New technology that will start to differentiate the field of equipment suppliers will be enhancements like social media integration, online upgrades players can purchase for their games, smart phone-enabled integration tools for both players and operators, and computer controlled effects software tied into specific games and player movements. When we think about the experience we want to provide our guests, we must remember that now more than ever, the time for change is here. From the type of attractions and games we want to offer, to the food, environment, and message we want to convey, we need to look beyond our four walls and those of our competitors to see what is facing us from a competitive perspective. What’s important to put in perspective is that if you build it they may come—at first—but if you don’t provide a memorable experience, great service, and reliable equipment they may find another alternative to you.
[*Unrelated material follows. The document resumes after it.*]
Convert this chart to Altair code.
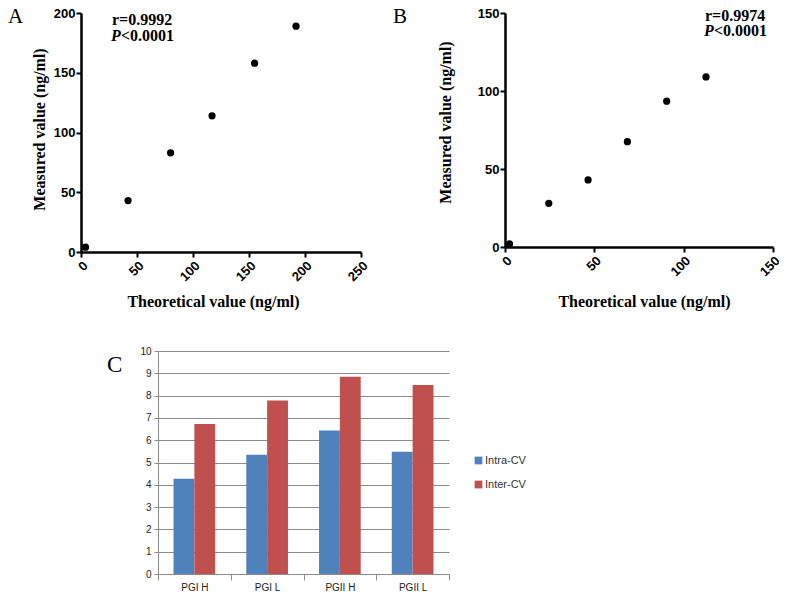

With the number of renovation projects we’ve seen this year, many have seen the need to evolve and update; however, the vast majority have not. Remember: Be relevant and rise to the challenge, stay ahead of the curve, assess the experience you provide, and ask questions of your demographic. Be nimble and responsive to the digital influences being offered everywhere, identify your strengths, correct your weaknesses, and be ready for change because the evolution of the experience will continue to rise.